El primer viaje fue sólo de regreso a casa. Había demasiada gente, a duras penas logré entrar en el vagón y yo estaba temblando. Unos segundos después del cierre de puertas, el metro se quedó parado unos minutos. Me empezó a doler el estómago. Quería salirme del vagón, correr, ver el cielo. Quise gritar, pedir ayuda, abrazar a alguien. Empecé a sentir el mareo típico de una sobredosis de adrenalina y estuve a punto de perder el control y dejar que mi grito saliera de la garganta mientras los demás esperaban tranquilamente a que el metro avanzara. No, no quería volverme más loca ni hacer evidente mi exageración, mi injustificado terror. Respiré despacio y profundamente. Abrí el libro que tenía en la mano (El Imperio de Ryszard Kapuściński) y en una posición tan incómoda, de pie, casi sin la posibilidad de moverme, logré leer. Las palabras de Ryszard Kapuściński lograron distraerme y salvarme de mis tinieblas. Lo que estaba leyendo no me brindó consuelo pues hablaba de las atrocidades acontecidas en los campos de trabajo de Kolymá en Siberia; sin embargo, me dio una perspectiva diferente de las cosas y cambió mi tren de pensamiento, de tal forma que ni siquiera me percaté cuando el metro comenzó a avanzar de nuevo. Llegué con bien a mi casa y me sentí la persona más afortunada del mundo por eso. A pesar de todo, la pesadilla no me soltaba: era una temible imagen que me acompañaba a todos lados.
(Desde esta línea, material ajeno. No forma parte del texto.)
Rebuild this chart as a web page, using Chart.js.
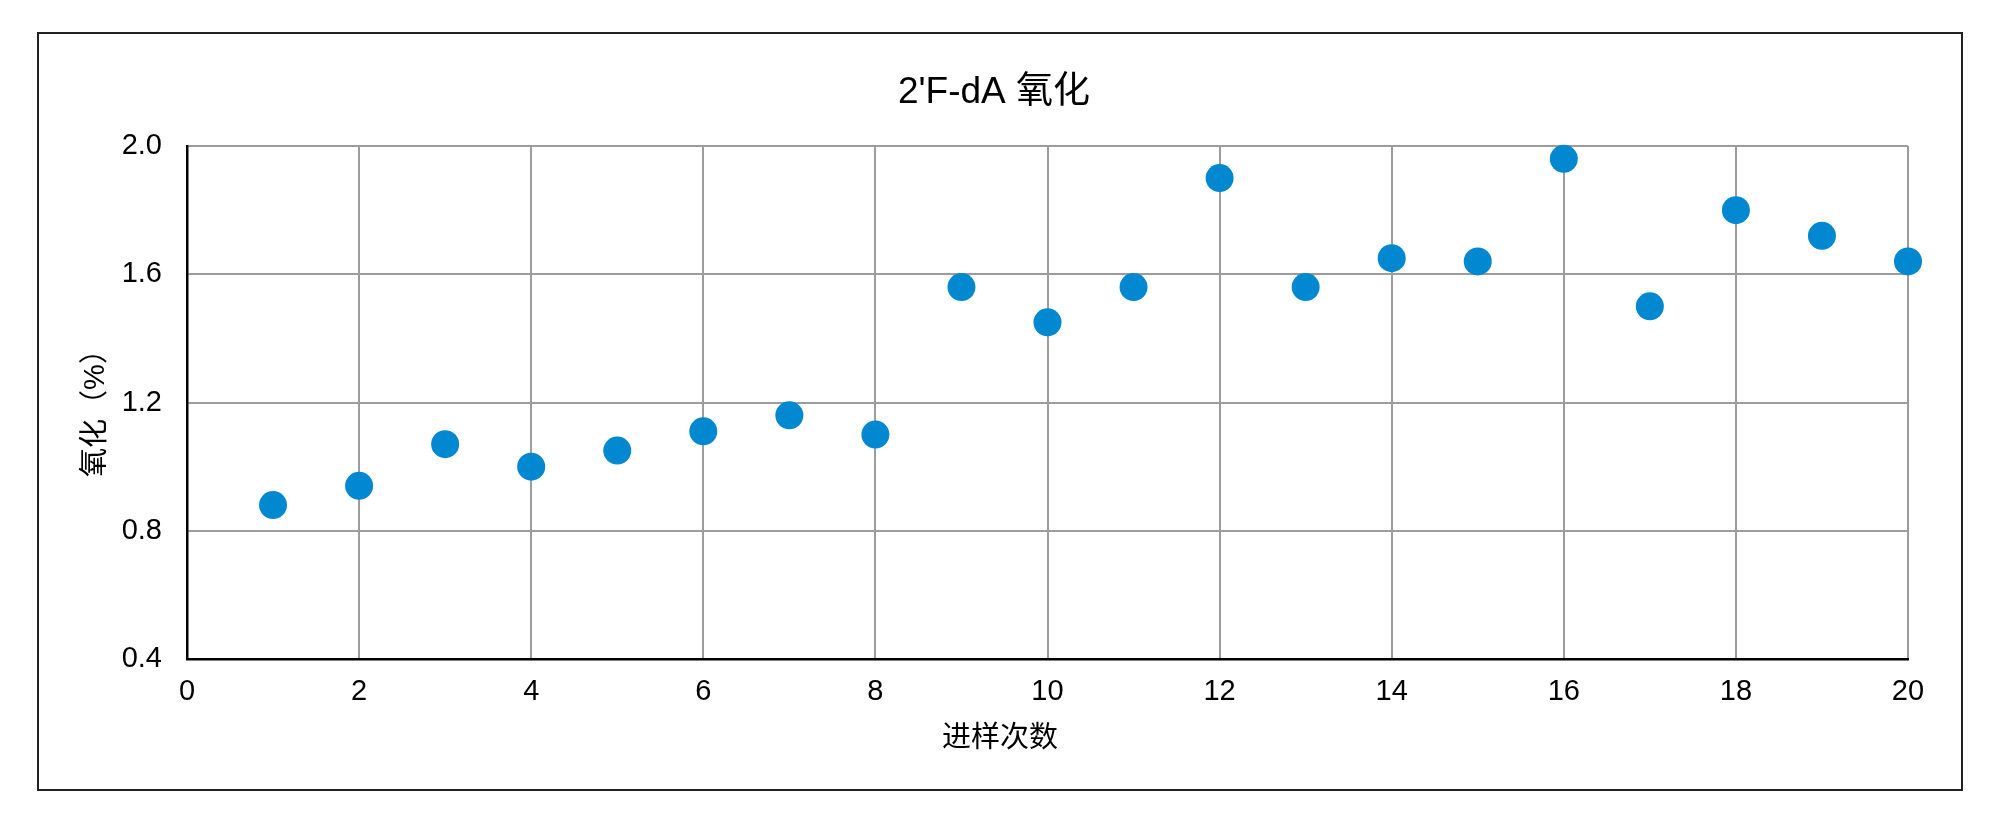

El segundo viaje en metro (esta vez de ida y de vuelta) no fue tan estresante como el día anterior, aunque camino a la estación iba luchando contra mi angustia y tratando de llenarme de pensamientos positivos. Como no era hora pico, pude irme sentada y leyendo todo el camino. Después, al salir, no pude evitar sonreír al caminar por las hermosas calles del centro. Había lloviznado un poco y el sol húmedo en mi piel me dio una sensación de bienestar. Agradecí la oportunidad de poder disfrutar de esa tarde, de que todo saliera bien. Llegué a la casa con unos demonios un poco más pequeños pero exhausta por la batalla que todavía no terminaba.
Esa noche fue menos larga que las anteriores, pero desperté con el llanto amarrado al pecho. Me fui al gimnasio y ese día la clase de natación estuvo especialmente intensa. Me concentré en no quedarme sin aliento, en no detenerme. Mientras mi cuerpo se movía con toda la fuerza posible y mi mente estaba libre de miedos, imágenes terroríficas y demonios, tuve una visión que me mostró el verdadero significado de mi pesadilla. Entre brazadas y patadas pude ver con claridad lo que me estaba sucediendo. La pesadilla no era más que el reflejo de mí misma, de cómo me estaba sintiendo por cargar una culpa que no me pertenecía y que me impedía avanzar, una culpa inventada que me tenía estancada. Seguí nadando con más entusiasmo y esfuerzo, como si con cada brazada me deshiciera de lo que me estaba lastimando y tomara consciencia de lo que necesitaba mejorar en mí para volver a estar bien, para resurgir de mis miedos y dejar atrás esas imágenes tan negativas. Salí de la alberca más animada y menos indefensa.
Ahora mis noches ya no son tan largas y la pesadilla se va borrando de mi mente. No me voy a quebrar. De pie me sacudo la apatía. Regreso a la vida. Me obligo a tomar la pluma y despacio me desenredo: un miedo a la vez y también un sueño; una sonrisa por cada lágrima y siempre conmigo la confianza de que todo estará bien.